It was one of the most famous sentences spoken during the Cold War.
“Ich bin ein Berliner.” (“I am a Berliner.”)
John F. Kennedy spoke those words on June 26, 1963, to an enormous crowd in a Berlin divided by the Cold War.
Here is a link to the New York Times account of the speech: http://www.nytimes.com/learning/general/onthisday/big/0626.html#article
With the end of World War II in 1945, the city of Berlin was divided between Communist east and democratic west. For years it served as a tense symbol of the Cold War. In 1948, the western allies began a massive airlift of food into West Berlin after the Soviet Union cut off road and rail access into the western sector of the city. When Kennedy arrived in 1963, he was hailed as a hero in the city.
Allied bombing raids and heavy fighting during World War II nearly wiped out Berlin, and some 152,000 civilians lost their lives during the Second World War. The victorious allies divided Germany and Berlin after the war. West Berlin was an enclave within Soviet-dominated communist East Germany, which began building the famed concrete and barbed wire Berlin Wall to divide east from west in August 1961. More than 170 people died trying to escape East Berlin after the wall was completed. Most were shot by East German border guards.
Following Germany’s reunification in 1990, Berlin was named capital of the reunited Germany, and in 1999, the German government returned to Berlin. More than 800-years-old the city was once the focus of Cold War divisions but successfully hosted the FIFA 2006 World Cup (soccer) Finals. Today it is One of Europe’s great cultural, political, and economic centers, and Germany’s largest city.

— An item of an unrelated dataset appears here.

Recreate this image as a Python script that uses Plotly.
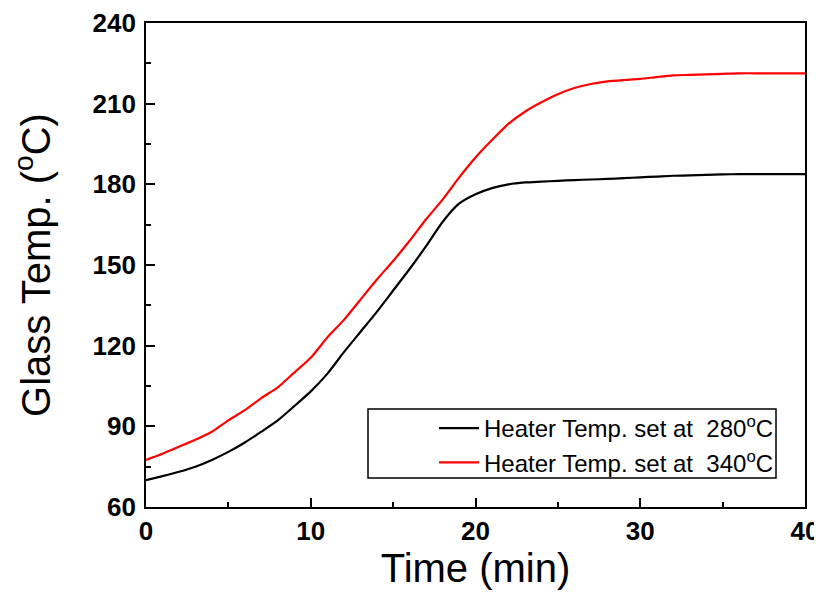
import plotly.graph_objects as go

time_min = list(range(0, 41))
glass_280 = [70.0, 71.5, 73.1, 75.0, 77.5, 80.5, 84.0, 88.0, 92.2, 97.5,
             103.0, 109.5, 117.5, 125.0, 132.5, 140.5, 148.5, 157.0, 166.0, 172.8,
             176.3, 178.6, 180.0, 180.7, 181.0, 181.3, 181.6, 181.8, 182.0, 182.3,
             182.6, 182.9, 183.2, 183.3, 183.5, 183.7, 183.8, 183.8, 183.8, 183.8, 183.8]
glass_340 = [77.5, 79.8, 82.4, 85.0, 88.0, 92.2, 96.0, 100.5, 104.5, 110.0,
             115.5, 123.0, 129.5, 137.0, 144.5, 151.5, 159.0, 167.0, 174.3, 182.5,
             190.0, 196.5, 202.5, 207.0, 210.5, 213.5, 215.8, 217.3, 218.3, 218.8,
             219.2, 219.9, 220.5, 220.7, 220.9, 221.1, 221.3, 221.3, 221.3, 221.3, 221.3]
series_names = ["Heater Temp. set at  280<sup>o</sup>C", "Heater Temp. set at  340<sup>o</sup>C"]
x_ticks = [0, 10, 20, 30, 40]
y_ticks = [60, 90, 120, 150, 180, 210, 240]

fig = go.Figure()
fig.add_trace(go.Scatter(x=time_min, y=glass_280, mode="lines", name=series_names[0],
                         line=dict(color="black", width=2.2, shape="spline", smoothing=0.6)))
fig.add_trace(go.Scatter(x=time_min, y=glass_340, mode="lines", name=series_names[1],
                         line=dict(color="#ff0000", width=2.2, shape="spline", smoothing=0.6)))

axis_common = dict(showline=True, linecolor="black", linewidth=1.6, mirror=True,
                   ticks="inside", ticklen=9, tickwidth=1.6, tickcolor="black",
                   showgrid=False, zeroline=False, automargin=False,
                   tickfont=dict(family="Liberation Sans", size=26, color="black", weight="bold"))

fig.update_xaxes(range=[0, 40], tickvals=x_ticks,
                 minor=dict(ticks="inside", ticklen=5, tickwidth=1.6, tickcolor="black", dtick=5, tick0=0),
                 title=dict(text="Time (min)", font=dict(family="Liberation Sans", size=40, color="black"), standoff=9),
                 **axis_common)
fig.update_yaxes(range=[60, 240], tickvals=y_ticks, ticklabelstandoff=3,
                 minor=dict(ticks="inside", ticklen=5, tickwidth=1.6, tickcolor="black", dtick=15, tick0=60),
                 title=dict(text="Glass Temp. (<sup>o</sup>C)", font=dict(family="Liberation Sans", size=40, color="black"), standoff=42),
                 **axis_common)

# plot area in page pixels: x 146..805, y 23..507 (page body has an 8px margin)
fig.add_shape(type="rect", xref="paper", yref="paper",
              x0=(368 - 146) / 659, x1=(776 - 146) / 659,
              y0=(507 - 478) / 484, y1=(507 - 409) / 484,
              line=dict(color="black", width=1.5), fillcolor="rgba(0,0,0,0)")

fig.update_layout(
    width=814, height=586,
    margin=dict(l=138, r=17, t=15, b=87),
    paper_bgcolor="white", plot_bgcolor="white",
    showlegend=True,
    legend=dict(x=(779 - 146) / 659, xanchor="right", y=(507 - 406) / 484, yanchor="top",
                bgcolor="rgba(0,0,0,0)", borderwidth=0,
                font=dict(family="Liberation Sans", size=24, color="black"),
                tracegroupgap=0, itemwidth=40),
)

fig.write_html("out.html")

There has been a little controversy, or confusion, over Kennedy’s famous words since a 1988 report in the the New York Times suggested that Kennedy made a grammatical gaffe. A writer stated that a “berliner” is actually known to Germans as a breakfast pastry, similar to a jelly doughnut. The esteemed Bartlett’s Familiar Quotations even annotates the entry about this quote with that information. However, according to German press reports, Germans on that day had no confusion about what Kennedy said or meant.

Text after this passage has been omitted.